Australia has one of the strictest immigration detention regimes in the world. Detention is mandatory for maritime arrivals; detention is not subject to a time limit; and asylum seekers arriving by boat are unable to access the courts to challenge their detention.
All non-citizens who arrive in Australia by boat are subject to a regional processing framework in third countries—Nauru and Papua New Guinea’s Manus Island—where conditions are extremely harsh. Both locations are isolated with small populations, with minimal infrastructure and limited or no community services.
The asylum seekers in detention are exposed to a high risk of developing severe psychological disorders, including depression and anxiety, leading to self-harm and suicide. Critical incidents including violent protests and high rates of self-harm including lip sewing, self-laceration, hunger strikes and suicide have been directly attributed to the extended periods in detention, coupled with overcrowding.
Asylum seekers in Australia are subjected to prolonged and indefinite detention by the application of the “no advantage” principle (whereby maritime arrivals will not be processed any faster than they would have been had they been in a refugee camp in a third country) that actively encourages long delays in processing claims for asylum and exploration of re-settlement options, thus failing the requirements of appropriateness, justice and predictability.
Australia’s immigration policy does not distinguish between children and adults. Children arriving in Australia by boat, including unaccompanied children, also face mandatory detention and transfer to a third country. Consequently, Australia is breaching its obligations under the Convention on the Rights of the Child (CRC) to ensure that children are only held in detention as a measure of last resort and for the shortest appropriate period of time.
What then are the human rights of asylum seekers arriving in Australian territory by boat? What remedies are available to these seekers of refuge from persecution when their human rights are not respected, protected or fulfilled by a sovereign state that has agreed to do so?
The right to seek and enjoy asylum from persecution is enshrined in the Universal Declaration of Human Rights (UDHR) and is regarded by the UNHCR as “among the most basic mechanisms for the international protection of refugees.”
However the UDHR is non-binding upon the signatories and other international human rights treaties are silent on the right to seek asylum. Some contend the provisions of the UDHR are approaching the status of jus cogens or customary law and therefore may be regarded as holding significant standing and approaching the nature of a binding obligation upon all states.

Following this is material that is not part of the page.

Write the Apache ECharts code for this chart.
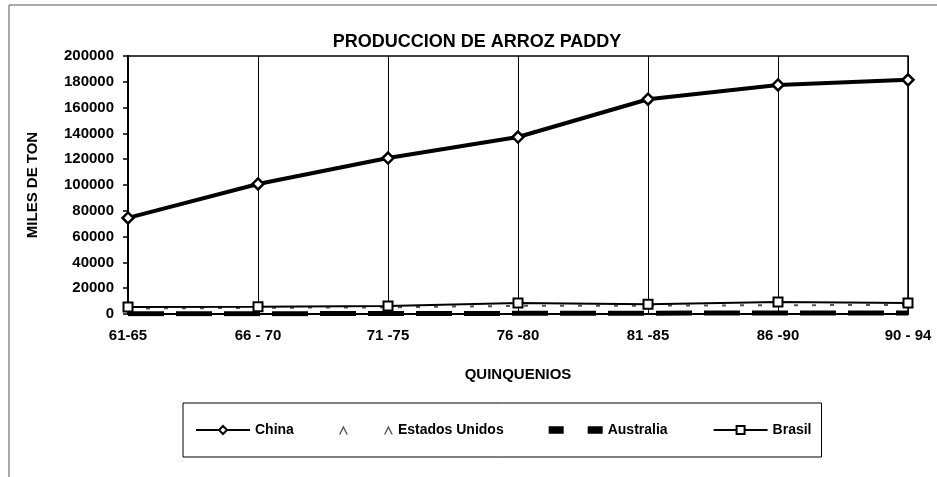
<!DOCTYPE html>
<html>
<head>
<meta charset="utf-8">
<script src="https://cdn.jsdelivr.net/npm/echarts@6/dist/echarts.min.js"></script>
<style>
  html, body { margin: 0; padding: 0; background: #fff; }
  #chart { width: 937px; height: 477px; }
</style>
</head>
<body>
<div id="chart"></div>
<script>
// datos
const quinquenios = ['61-65', '66 - 70', '71 -75', '76 -80', '81 -85', '86 -90', '90 - 94']
const china = [74500, 100800, 120900, 137200, 166500, 177600, 181500]
const estadosUnidos = [4200, 4800, 5200, 6300, 6500, 6800, 7000]
const australia = [200, 250, 350, 500, 650, 750, 850]
const brasil = [5500, 5600, 6200, 8500, 7500, 9300, 8500]

const chart = echarts.init(document.getElementById('chart'))
const font = 'Arial, "Liberation Sans", sans-serif'
const bold = { fontWeight: 'bold', color: '#000', fontFamily: font }

chart.setOption({
  animation: false,
  textStyle: { fontFamily: font, color: '#000' },
  title: {
    text: 'PRODUCCION DE ARROZ PADDY',
    left: 472,
    top: 28,
    textAlign: 'center',
    textStyle: Object.assign({ fontSize: 18 }, bold)
  },
  graphic: [
    // marco exterior
    { type: 'line', shape: { x1: 9, y1: 5, x2: 937, y2: 5 }, style: { stroke: '#555', lineWidth: 1 } },
    { type: 'line', shape: { x1: 9, y1: 5, x2: 9, y2: 477 }, style: { stroke: '#555', lineWidth: 1 } }
  ],
  grid: {
    left: 128,
    right: 29,
    top: 56,
    bottom: 163,
    show: true,
    borderColor: '#000',
    borderWidth: 1.5
  },
  legend: {
    left: 183,
    top: 403,
    padding: [20, 10, 20, 12],
    borderColor: '#000',
    borderWidth: 1,
    itemGap: 45,
    itemWidth: 54,
    itemHeight: 10,
    textStyle: Object.assign({ fontSize: 14 }, bold),
    data: [
      { name: 'China' },
      { name: 'Estados Unidos', icon: 'path://M0,6 L3,0 L6,6 L5,6 L3,2 L1,6 Z M30,6 L33,0 L36,6 L35,6 L33,2 L31,6 Z' },
      { name: 'Australia', icon: 'path://M0,0 H10 V5 H0 Z M26,0 H36 V5 H26 Z' },
      { name: 'Brasil' }
    ]
  },
  xAxis: {
    type: 'category',
    data: quinquenios,
    boundaryGap: false,
    name: 'QUINQUENIOS',
    nameLocation: 'middle',
    nameGap: 53,
    nameTextStyle: Object.assign({ fontSize: 15 }, bold),
    axisLine: { lineStyle: { color: '#000', width: 2 } },
    axisTick: { show: false },
    axisLabel: Object.assign({ fontSize: 15, margin: 14 }, bold),
    splitLine: { show: true, lineStyle: { color: '#000', width: 1 } }
  },
  yAxis: {
    type: 'value',
    min: 0,
    max: 200000,
    interval: 20000,
    name: 'MILES DE TON',
    nameLocation: 'middle',
    nameGap: 88,
    nameTextStyle: Object.assign({ fontSize: 15 }, bold),
    axisLine: { show: true, lineStyle: { color: '#000', width: 2 } },
    axisTick: { show: true, length: 5, lineStyle: { color: '#000', width: 1.5 } },
    axisLabel: Object.assign({ fontSize: 15, margin: 14, formatter: v => String(v) }, bold),
    splitLine: { show: false }
  },
  series: [
    {
      name: 'China',
      type: 'line',
      data: china,
      symbol: 'diamond',
      symbolSize: 11,
      itemStyle: { color: '#fff', borderColor: '#000', borderWidth: 2.5 },
      lineStyle: { color: '#000', width: 4 },
      z: 5
    },
    {
      name: 'Estados Unidos',
      type: 'line',
      data: estadosUnidos,
      symbol: 'none',
      itemStyle: { color: '#555' },
      lineStyle: { color: '#555', width: 2, type: [4, 14] },
      z: 3
    },
    {
      name: 'Australia',
      type: 'line',
      data: australia,
      symbol: 'none',
      itemStyle: { color: '#000' },
      lineStyle: { color: '#000', width: 5, type: [36, 12] },
      z: 3
    },
    {
      name: 'Brasil',
      type: 'line',
      data: brasil,
      symbol: 'rect',
      symbolSize: 9,
      itemStyle: { color: '#fff', borderColor: '#000', borderWidth: 2 },
      lineStyle: { color: '#000', width: 2 },
      z: 4
    }
  ]
})
</script>
</body>
</html>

Australia is a signatory to both the 1951 Refugee Convention and the 1967 Optional Protocol. Both are silent on the right to seek asylum. The 1951 Refugee Convention does however provide protection to asylum seekers and refugees against refoulement (the expulsion of persons who have the right to be recognized as refugees) and discrimination. Also, importantly, the Convention stipulates that, subject to specific exceptions, refugees should not be penalized for their illegal entry or stay, thus recognizing that the seeking of asylum can require refugees to breach immigration rules.
A refugee, according to the 1951 Refugee Convention, is someone who is unable or unwilling to return to their country of origin owing to a well-founded fear of being persecuted for reasons of race, religion, nationality, membership of a particular social group, or political opinion.

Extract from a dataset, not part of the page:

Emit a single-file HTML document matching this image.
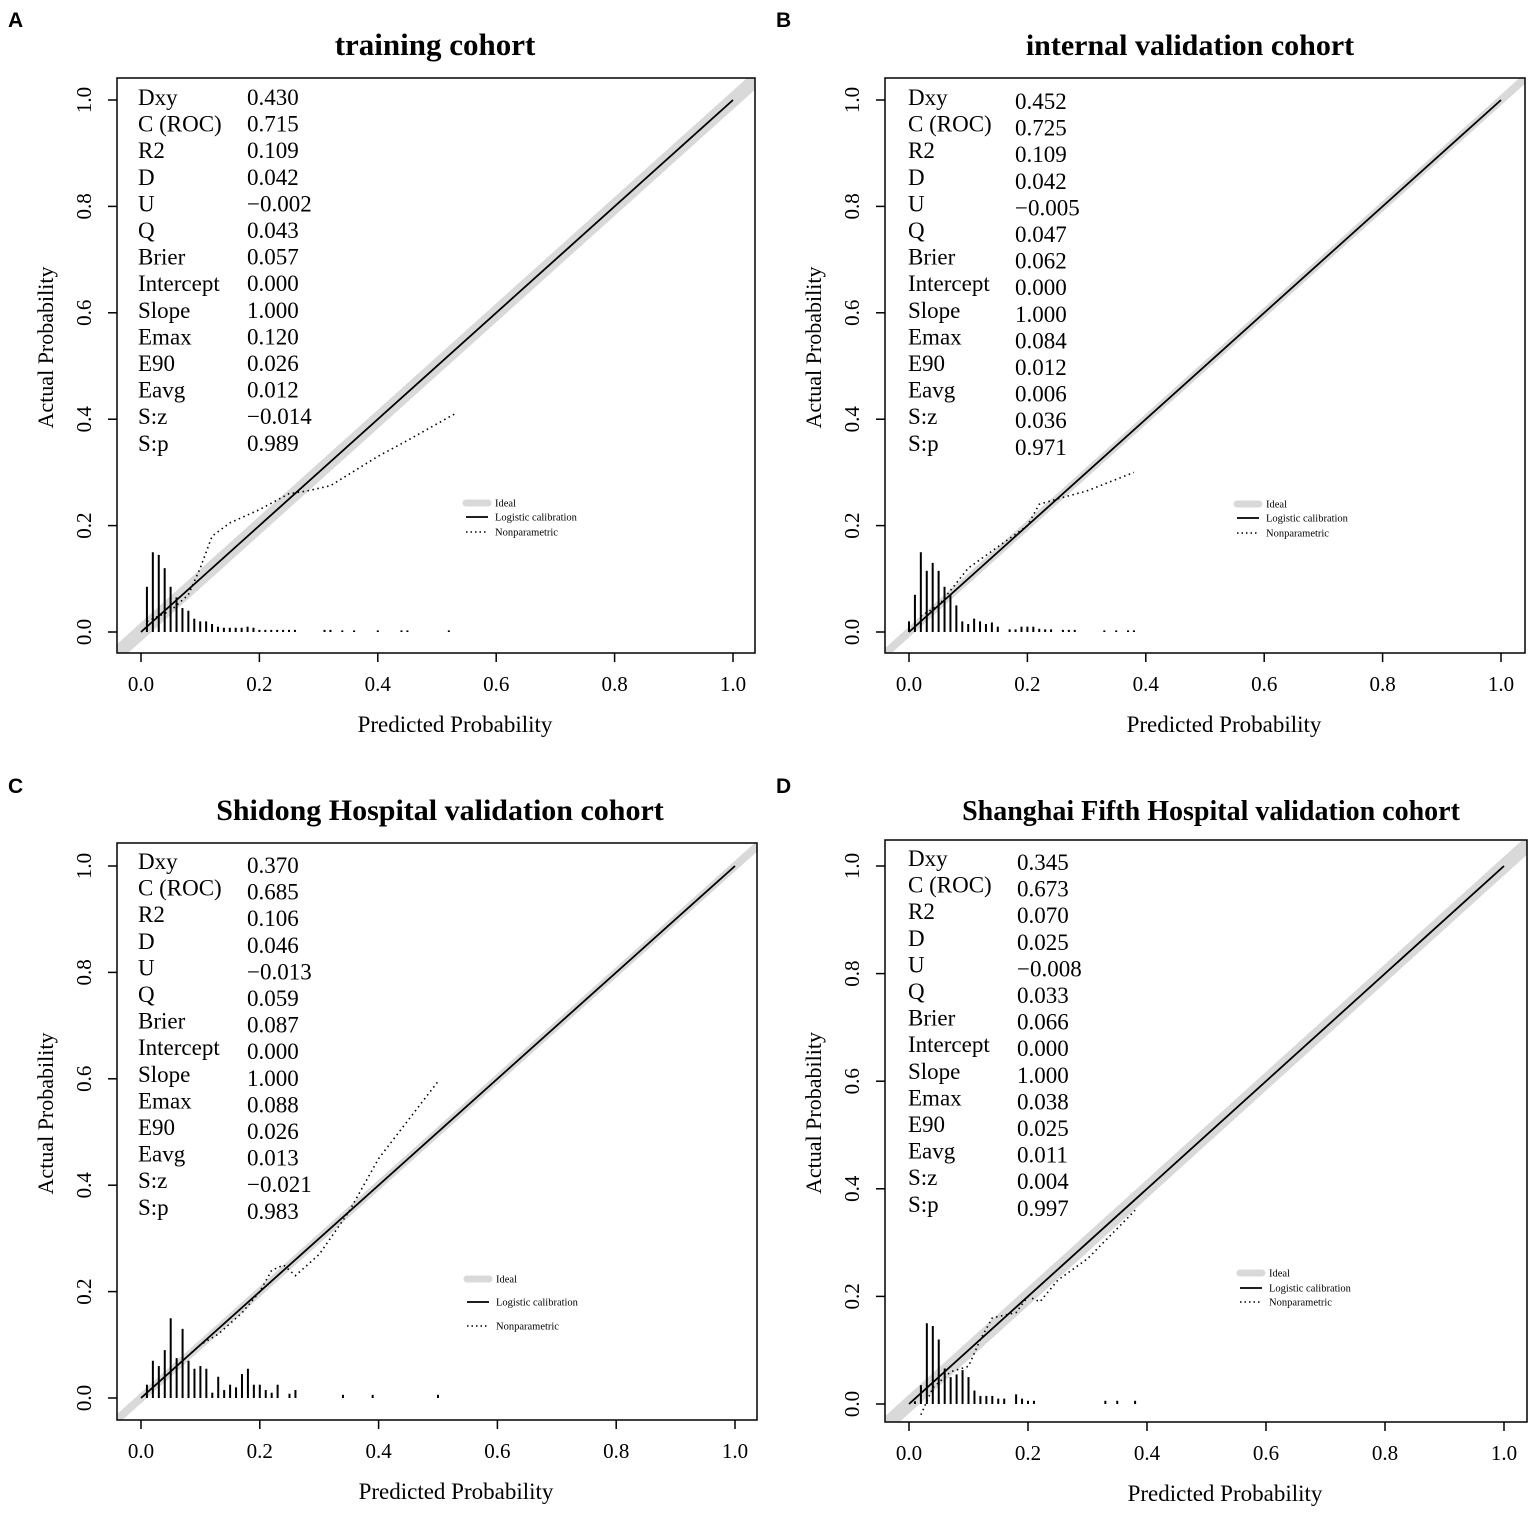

Notwithstanding its international obligations, Australian legislators have revoked the positive obligation under international law to assist any person seeking asylum. Australian law has reduced what was a claimable right to asylum to a discretionary grant contrary to the purpose and intention of the 1951 Refugee Convention.

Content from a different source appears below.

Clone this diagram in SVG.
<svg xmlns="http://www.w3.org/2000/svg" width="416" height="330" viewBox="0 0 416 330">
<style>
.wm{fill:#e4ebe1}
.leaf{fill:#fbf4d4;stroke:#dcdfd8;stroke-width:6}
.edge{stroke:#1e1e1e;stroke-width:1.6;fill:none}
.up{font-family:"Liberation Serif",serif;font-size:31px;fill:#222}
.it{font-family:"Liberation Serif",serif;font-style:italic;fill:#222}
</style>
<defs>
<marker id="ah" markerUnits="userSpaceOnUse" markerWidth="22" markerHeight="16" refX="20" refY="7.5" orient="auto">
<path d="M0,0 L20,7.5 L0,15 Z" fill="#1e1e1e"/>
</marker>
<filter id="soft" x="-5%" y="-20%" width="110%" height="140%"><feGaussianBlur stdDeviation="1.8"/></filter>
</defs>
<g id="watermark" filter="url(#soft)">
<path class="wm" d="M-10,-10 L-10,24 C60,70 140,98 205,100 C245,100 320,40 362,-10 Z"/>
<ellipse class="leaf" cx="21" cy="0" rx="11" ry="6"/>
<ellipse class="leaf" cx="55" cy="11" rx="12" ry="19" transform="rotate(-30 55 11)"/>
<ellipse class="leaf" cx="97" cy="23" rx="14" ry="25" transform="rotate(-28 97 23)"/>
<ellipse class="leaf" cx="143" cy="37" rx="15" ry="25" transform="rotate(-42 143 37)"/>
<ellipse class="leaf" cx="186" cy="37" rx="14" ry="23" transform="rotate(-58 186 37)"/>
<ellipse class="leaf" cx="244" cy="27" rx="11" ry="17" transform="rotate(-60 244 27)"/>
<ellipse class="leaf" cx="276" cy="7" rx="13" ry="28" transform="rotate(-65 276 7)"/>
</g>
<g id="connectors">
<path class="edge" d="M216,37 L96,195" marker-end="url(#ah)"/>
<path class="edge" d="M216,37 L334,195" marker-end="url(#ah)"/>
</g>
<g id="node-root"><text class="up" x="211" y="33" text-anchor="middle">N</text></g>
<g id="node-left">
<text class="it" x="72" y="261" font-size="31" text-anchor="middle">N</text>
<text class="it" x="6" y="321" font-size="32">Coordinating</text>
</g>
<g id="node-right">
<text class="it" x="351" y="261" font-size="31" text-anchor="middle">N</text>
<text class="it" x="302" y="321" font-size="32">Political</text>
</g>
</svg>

Asylum seekers are however are entitled to the full universe of human rights that are enshrined in international human rights law, including treaties and conventions to which Australia is a signatory. Additionally, the human rights of refugees are strengthened and the obligations of states expanded by four main principles of international law.
The first principle relevant in the context of asylum seekers being transferred to third countries is that Australia’s human rights obligations extend to acts done outside its territory. This was the decision of International Court of Justice (ICJ) in its advisory opinion in the Legal Consequences of the Construction of a Wall in the Occupied Palestinian Territory (the Israel Wall Case).
Successive Australian governments have unequivocally asserted sovereignty over human rights insofar that they have maintained the view that the 1951 Refugee Convention only applies to persons in Australia’s territories.
The second principle is based on decisions of the European Court of Human Rights, which held that states are obliged to treat people they have transferred to third countries and have “effective control” over, in a manner consistent with the human rights obligations they have agreed to be bound by. Australia has failed to meet these obligations to refugees in Australia and there are documented accounts and UN reports of these obligations not being fulfilled in its transfer of refugees to third countries.
The third principle holds that where there is alleged serious threats to physical security, a state is to exercise “due diligence” to determine whether the requisite level of risk exists. Australia is heavily criticized for its failure to fully assess the appropriateness of transferring asylum seekers to Nauru and Manus Island.